Sejarah

Wangi Sang Syahid

KH Abdul Mufti Umar (97) saat ditemui di rumahnya di Astanajapura, Cirebon, (11/07/2017)

Saat pertempuran di Desa Sukamulya, Abdul Mufti bersama dua rekannya berjuang melawan 50-an lebih pasukan Belanda. Enam pasukan Belanda tewas, sementara dari pihak Tanah Air rekan Mufti, Muhit, syahid di tengah hutan itu.
Muhit. Begitu bocah itu dipanggil. Semasa hidupnya, baunya sangat tidak sedap.

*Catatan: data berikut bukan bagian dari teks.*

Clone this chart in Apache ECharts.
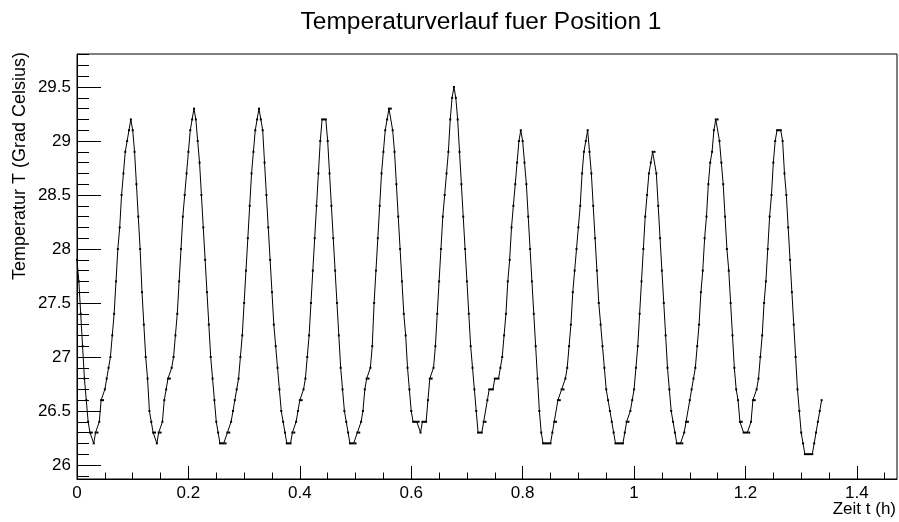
<!DOCTYPE html>
<html>
<head>
<meta charset="utf-8">
<script src="https://cdn.jsdelivr.net/npm/echarts@6/dist/echarts.min.js"></script>
<style>
html,body{margin:0;padding:0;background:#fff;}
#c{width:899px;height:522px;}
</style>
</head>
<body>
<div id="c"></div>
<script>
const chartTitle = 'Temperaturverlauf fuer Position 1';
const xTitle = 'Zeit t (h)';
const yTitle = 'Temperatur T (Grad Celsius)';
// one reading every 12 s
const sampleStepHours = 12 / 3600;
const temps = [
  27.9,27.7,27.4,27.1,26.8,26.6,26.4,26.3,26.3,26.2,
  26.3,26.3,26.4,26.6,26.6,26.7,26.8,26.9,27.0,27.2,27.4,27.7,28.0,28.2,28.5,28.7,28.9,29.0,29.1,29.2,
  29.1,28.9,28.6,28.3,28.0,27.6,27.3,27.0,26.8,26.5,26.4,26.3,26.3,26.2,
  26.3,26.3,26.4,26.6,26.7,26.8,26.8,26.9,27.0,27.2,27.4,27.7,28.0,28.3,28.5,28.7,28.9,29.1,29.2,29.3,
  29.2,29.0,28.8,28.5,28.2,27.9,27.6,27.3,27.0,26.8,26.6,26.4,26.3,26.2,26.2,26.2,26.2,
  26.3,26.3,26.4,26.5,26.6,26.7,26.8,27.0,27.2,27.5,27.8,28.1,28.4,28.7,28.9,29.1,29.2,29.3,
  29.2,29.1,28.8,28.5,28.2,27.9,27.6,27.3,27.1,26.9,26.7,26.5,26.4,26.3,26.2,26.2,26.2,
  26.3,26.3,26.4,26.5,26.6,26.6,26.7,26.8,27.0,27.2,27.5,27.8,28.1,28.4,28.7,29.0,29.2,29.2,29.2,
  29.0,28.7,28.4,28.1,27.8,27.5,27.2,26.9,26.7,26.5,26.4,26.3,26.2,26.2,26.2,26.2,
  26.3,26.3,26.4,26.5,26.7,26.8,26.8,26.9,27.1,27.5,27.8,28.1,28.4,28.7,28.9,29.1,29.2,29.3,29.3,
  29.1,28.9,28.6,28.3,28.0,27.7,27.4,27.2,26.9,26.7,26.5,26.4,26.4,26.4,26.4,26.3,26.4,26.4,26.4,
  26.6,26.8,26.8,26.9,27.1,27.4,27.7,28.0,28.3,28.5,28.7,28.9,29.2,29.4,29.5,
  29.4,29.2,28.9,28.6,28.3,28.0,27.7,27.4,27.1,26.9,26.7,26.5,26.3,26.3,26.3,
  26.4,26.4,26.6,26.7,26.7,26.7,26.8,26.8,26.8,26.9,27.0,27.2,27.4,27.7,27.9,28.2,28.4,28.6,28.8,29.0,29.1,
  29.0,28.8,28.6,28.3,28.0,27.7,27.4,27.1,26.8,26.5,26.3,26.2,26.2,26.2,26.2,26.2,
  26.3,26.4,26.4,26.6,26.6,26.7,26.7,26.8,26.9,27.1,27.3,27.6,27.8,28.0,28.2,28.4,28.7,28.9,29.0,29.1,
  28.9,28.7,28.4,28.1,27.8,27.5,27.3,27.1,26.9,26.7,26.6,26.5,26.4,26.3,26.2,26.2,26.2,26.2,26.2,
  26.3,26.4,26.4,26.5,26.6,26.7,26.9,27.1,27.4,27.7,28.0,28.3,28.5,28.7,28.8,28.9,28.9,
  28.7,28.4,28.1,27.8,27.5,27.2,26.9,26.7,26.5,26.4,26.3,26.2,26.2,26.2,26.2,
  26.3,26.4,26.4,26.6,26.7,26.8,26.9,27.1,27.3,27.6,27.8,28.1,28.3,28.6,28.8,28.9,29.1,29.2,29.2,
  29.0,28.8,28.6,28.3,28.0,27.8,27.5,27.2,26.9,26.7,26.6,26.4,26.4,26.3,26.3,26.3,26.3,
  26.4,26.6,26.6,26.7,26.8,27.0,27.2,27.5,27.7,28.0,28.3,28.5,28.8,29.0,29.1,29.1,29.1,
  29.0,28.7,28.5,28.2,27.9,27.6,27.3,27.0,26.7,26.5,26.3,26.2,26.1,26.1,26.1,26.1,26.1,
  26.2,26.3,26.4,26.5,26.6
];
const xMajorTicks = [0, 0.2, 0.4, 0.6, 0.8, 1.0, 1.2, 1.4];
const xMinorTicks = [0.05, 0.1, 0.15, 0.25, 0.3, 0.35, 0.45, 0.5, 0.55, 0.65, 0.7, 0.75,
  0.85, 0.9, 0.95, 1.05, 1.1, 1.15, 1.25, 1.3, 1.35, 1.45];
const yMajorTicks = [26, 26.5, 27, 27.5, 28, 28.5, 29, 29.5];
const yMinorTicks = [25.9, 26.1, 26.2, 26.3, 26.4, 26.6, 26.7, 26.8, 26.9, 27.1, 27.2, 27.3, 27.4,
  27.6, 27.7, 27.8, 27.9, 28.1, 28.2, 28.3, 28.4, 28.6, 28.7, 28.8, 28.9, 29.1, 29.2, 29.3, 29.4,
  29.6, 29.7, 29.8];
const xRange = [0, 1.472];
const yRange = [25.87, 29.806];

const FONT = '"Liberation Sans", Arial, Helvetica, sans-serif';
const points = temps.map((v, i) => [i * sampleStepHours, v]);

const gridBox = {left: 77, right: 2, top: 54, bottom: 43};
const chart = echarts.init(document.getElementById('c'), null, {renderer: 'canvas'});
chart.setOption({
  animation: false,
  backgroundColor: '#fff',
  grid: [
    Object.assign({show: true, borderColor: '#000', borderWidth: 1, backgroundColor: 'transparent', containLabel: false}, gridBox),
    Object.assign({show: false, containLabel: false}, gridBox)
  ],
  xAxis: [
    {
      type: 'value', gridIndex: 0, min: xRange[0], max: xRange[1],
      axisLine: {show: true, onZero: false, lineStyle: {color: '#000', width: 1}},
      axisTick: {show: true, inside: true, length: 13, customValues: xMajorTicks, lineStyle: {color: '#000'}},
      axisLabel: {show: true, customValues: xMajorTicks, color: '#000', fontSize: 17, fontFamily: FONT, margin: 6,
        formatter: v => String(+v.toFixed(2))},
      splitLine: {show: false}
    },
    {
      type: 'value', gridIndex: 1, min: xRange[0], max: xRange[1],
      axisLine: {show: false, onZero: false},
      axisTick: {show: true, inside: true, length: 6.5, customValues: xMinorTicks, lineStyle: {color: '#000'}},
      axisLabel: {show: false},
      splitLine: {show: false}
    }
  ],
  yAxis: [
    {
      type: 'value', gridIndex: 0, min: yRange[0], max: yRange[1],
      axisLine: {show: true, onZero: false, lineStyle: {color: '#000', width: 1}},
      axisTick: {show: true, inside: true, length: 24, customValues: yMajorTicks, lineStyle: {color: '#000'}},
      axisLabel: {show: true, customValues: yMajorTicks, color: '#000', fontSize: 17, fontFamily: FONT, margin: 6,
        formatter: v => String(+v.toFixed(2))},
      splitLine: {show: false}
    },
    {
      type: 'value', gridIndex: 1, min: yRange[0], max: yRange[1],
      axisLine: {show: false, onZero: false},
      axisTick: {show: true, inside: true, length: 12, customValues: yMinorTicks, lineStyle: {color: '#000'}},
      axisLabel: {show: false},
      splitLine: {show: false}
    }
  ],
  series: [{
    type: 'line',
    xAxisIndex: 0, yAxisIndex: 0,
    data: points,
    showSymbol: true,
    showAllSymbol: true,
    symbol: 'rect',
    symbolSize: 2,
    itemStyle: {color: '#000'},
    lineStyle: {color: '#000', width: 1},
    sampling: null,
    smooth: false,
    silent: true
  }],
  graphic: [
    {type: 'text', x: 481, y: 22, style: {text: chartTitle, fill: '#000', font: '24.5px ' + FONT, align: 'center', verticalAlign: 'middle'}},
    {type: 'text', x: 896, y: 509, style: {text: xTitle, fill: '#000', font: '17px ' + FONT, align: 'right', verticalAlign: 'middle'}},
    {type: 'text', x: 20, y: 52, rotation: Math.PI / 2, style: {text: yTitle, fill: '#000', font: '18px ' + FONT, align: 'right', verticalAlign: 'middle'}}
  ]
});
</script>
</body>
</html>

“Muhit kang Masya Allah, ambune blenakepor (baunya sangat tidak sedap),” kenang KH Abdul Mufti Umar saat tim Media Buntet Pesantren menemuinya, Selasa (11/7/2017).
Begitu wafat tertembak sebagai syahid, darahnya begitu wangi. Kiai Uti, panggilan akrab KH Abdul Mufti, membungkus sang syahid itu dengan sarungnya. Saat itu, KH Abdullah Abbas, putra ketiga KH Abbas Abdul Jamil bertanya, “Siapa yang menggunakan minyak wangi? Harum sekali.”
Kiai Uti balik bertanya, “Ya terus siapa yang di tengah hutan menggunakan minyak wangi?” Begitu diteliti ternyata wangi darah yang mengalir dari Muhit, bocah yang saat hidupnya dikenal dengan baunya yang sangat tidak sedap.
“Ambune ning lenga wangi bli kira-kira (Bau minyak wangi tidak kira-kira). Ari wis getihe (ternyata darahnya) Si Muhit. Maa Syaa Allah,” ujar veteran berumur 97 tahun itu.